March 15. The day it all started. The day I was directed to work from home. The day I began to limit my contact with others in an effort to keep myself, my family, my friends and my community healthy.

My contact with the outside world was, and continues to be, limited to picking up groceries and mail. There are no meet and greet opportunities in the grocery store aisle. No running into friends while grabbing a cup of coffee at the café. No quick conversations while fueling up at the gas pumps.

Dee Menear/Franklin Journal

The last two weeks have been a steady rotation of coffee, shower, food, work, walk and sleep.

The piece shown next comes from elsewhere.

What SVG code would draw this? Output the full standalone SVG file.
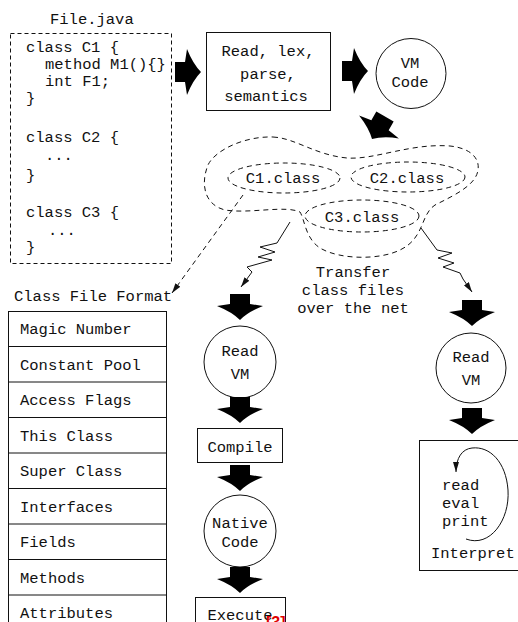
<svg xmlns="http://www.w3.org/2000/svg" width="518" height="622" viewBox="0 0 518 622">
<style>
text{font-family:"Liberation Mono","DejaVu Sans Mono",monospace;font-size:15.5px;fill:#111}
.c{text-anchor:middle}
.box{fill:#fff;stroke:#111;stroke-width:1}
.dash{fill:none;stroke:#111;stroke-width:1;stroke-dasharray:5 4}
.ln{fill:none;stroke:#111;stroke-width:1}
.fat{fill:#000}
</style>
<defs>
<path id="fat" d="M -10,-26 H 10 V -16 L 23,-14 Q 8,-8 0,0 Q -8,-8 -23,-14 L -10,-16 Z"/>
<marker id="ah" viewBox="0 0 10 6" refX="10" refY="3" markerWidth="10" markerHeight="6" orient="auto" markerUnits="userSpaceOnUse"><path d="M0,0 L10,3 L0,6 Z" fill="#111"/></marker>
</defs>

<g id="file-java">
<text x="50" y="24">File.java</text>
<rect x="10.5" y="33.5" width="161" height="230" class="dash" style="stroke-dasharray:4 3"/>
<text x="26" y="52">class C1 {</text>
<text x="45" y="69">method M1(){}</text>
<text x="45" y="86">int F1;</text>
<text x="26" y="103">}</text>
<text x="26" y="142">class C2 {</text>
<text x="45" y="160">...</text>
<text x="26" y="180">}</text>
<text x="26" y="217">class C3 {</text>
<text x="48" y="235">...</text>
<text x="26" y="252">}</text>
</g>

<g id="read-lex">
<rect x="206.5" y="32.5" width="124" height="78" class="box"/>
<text x="268" y="56" class="c">Read, lex,</text>
<text x="268" y="79" class="c">parse,</text>
<text x="266" y="101" class="c">semantics</text>
</g>

<g id="vm-code">
<circle cx="411" cy="73.5" r="35" class="box"/>
<text x="410" y="68" class="c">VM</text>
<text x="410" y="87" class="c">Code</text>
</g>

<g id="cloud">
<path class="dash" d="M 273,137 C 295,138 315,155 347,158 C 375,160 410,143 450,146 C 470,148 480,158 478,170 C 476,185 455,195 435,205 C 420,215 425,238 400,250 C 380,260 340,260 320,248 C 305,238 305,220 300,212 C 285,205 250,214 225,210 C 205,205 200,185 208,165 C 215,150 245,136 273,137 Z"/>
</g>
<g id="c1-class">
<ellipse cx="284" cy="178" rx="56" ry="15" class="dash"/>
<text x="283" y="183" class="c">C1.class</text>
</g>
<g id="c2-class">
<ellipse cx="408" cy="177" rx="57" ry="15" class="dash"/>
<text x="407" y="183" class="c">C2.class</text>
</g>
<g id="c3-class">
<ellipse cx="362" cy="216" rx="57" ry="16" class="dash"/>
<text x="362" y="222" class="c">C3.class</text>
</g>

<g id="transfer-label">
<text x="353" y="277" class="c">Transfer</text>
<text x="353" y="295" class="c">class files</text>
<text x="353" y="313" class="c">over the net</text>
</g>

<g id="class-file-format">
<text x="14" y="301">Class File Format</text>
<rect x="8.5" y="311.5" width="158" height="320" class="box"/>
<path class="ln" d="M8.5,346.5 H166.5 M8.5,382 H166.5 M8.5,417.5 H166.5 M8.5,453 H166.5 M8.5,488.5 H166.5 M8.5,524 H166.5 M8.5,559.5 H166.5 M8.5,595 H166.5"/>
<text x="20" y="334">Magic Number</text>
<text x="20" y="370">Constant Pool</text>
<text x="20" y="405">Access Flags</text>
<text x="20" y="441">This Class</text>
<text x="20" y="476">Super Class</text>
<text x="20" y="512">Interfaces</text>
<text x="20" y="547">Fields</text>
<text x="20" y="583">Methods</text>
<text x="20" y="618">Attributes</text>
</g>

<g id="read-vm-left">
<circle cx="240" cy="362" r="36" class="box"/>
<text x="240" y="356" class="c">Read</text>
<text x="240" y="379" class="c">VM</text>
</g>
<g id="compile">
<rect x="197.5" y="428.5" width="85" height="34" class="box"/>
<text x="240" y="452" class="c">Compile</text>
</g>
<g id="native-code">
<circle cx="240" cy="531" r="36" class="box"/>
<text x="240" y="528" class="c">Native</text>
<text x="240" y="547" class="c">Code</text>
</g>
<g id="execute">
<rect x="195.5" y="597.5" width="90" height="40" class="box"/>
<text x="240" y="620" class="c">Execute</text>
<text x="266" y="628" style="font-family:'Liberation Sans',Arial,sans-serif;font-size:16px;font-weight:bold;fill:#e00000">[3]</text>
</g>

<g id="read-vm-right">
<circle cx="471" cy="368" r="35" class="box"/>
<text x="471" y="362" class="c">Read</text>
<text x="471" y="385" class="c">VM</text>
</g>
<g id="interpret">
<rect x="419.5" y="440.5" width="110" height="130" class="box"/>
<text x="442" y="490">read</text>
<text x="442" y="508">eval</text>
<text x="442" y="526">print</text>
<text x="431" y="558">Interpret</text>
<path class="ln" marker-end="url(#ah)" d="M 466,539 C 490,548 510,520 508,490 C 506,462 490,446 472,448 C 462,449 456,458 456,472"/>
</g>

<g id="connectors">
<use href="#fat" class="fat" transform="translate(201,72) rotate(-90)"/>
<use href="#fat" class="fat" transform="translate(368,71) rotate(-90)"/>
<use href="#fat" class="fat" transform="translate(372,139) rotate(30)"/>
<use href="#fat" class="fat" transform="translate(240,320)"/>
<use href="#fat" class="fat" transform="translate(240,423)"/>
<use href="#fat" class="fat" transform="translate(240,491)"/>
<use href="#fat" class="fat" transform="translate(240,593)"/>
<use href="#fat" class="fat" transform="translate(472,326)"/>
<use href="#fat" class="fat" transform="translate(472,434)"/>
<path class="ln" style="stroke-dasharray:5 4" marker-end="url(#ah)" d="M 243,195 L 172,293"/>
<path class="ln" marker-end="url(#ah)" d="M 290,222 L 277,243 L 260,247 L 275,252 L 258,257 L 272,260 L 247,267 L 252,272 L 241,287"/>
<path class="ln" marker-end="url(#ah)" d="M 421,228 L 437,250 L 452,253 L 438,258 L 454,263 L 443,267 L 460,273 L 463,279 L 472,292"/>
</g>
</svg>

I still have all the wonders of technology and feel more connected than ever. I mean, everyone knows where I am and how to get a hold of me. And, chances are, I’m probably not all that busy at any given moment.

There have been video chats with family and friends, Zoom meetings for work, and an overwhelming number of texts, messages and emails.

I have watched my kids laugh, shared a toast with a friend, checked in with my parents and worried with a co-worker. All without being in the company of another soul!

I am definitely connected but I miss the physical element with an ache so strong it makes my eyes water. I can’t remember the last time I had a meaningful face-to-face conversation … or shared a spontaneous moment of laughter with a friend … or wiped a tear and shared a hug of support with another human being.

I long to feed the social aspect of my being. I want to look someone in the eye and talk to them, feel their emotions, watch their body language …. make a connection.

It wasn’t long after the work-from-home directive came in that I realized there are folks who live this lonely existence every day of their lives. There are shut-ins and elders right in my community that must crave those same interactions.
For me, this isolation is temporary but that doesn’t mean it isn’t a heartbreakingly lonely existence.

It breaks my heart to think that, for some people, this moment in time might not be any different than last month or last year.

If my lesson in all this is to be more in tune with an invisible population, it is a lesson that has been learned. I don’t know when it will happen but I can assure you I will be sharing some of this pent up socialness in the company of at least one such person.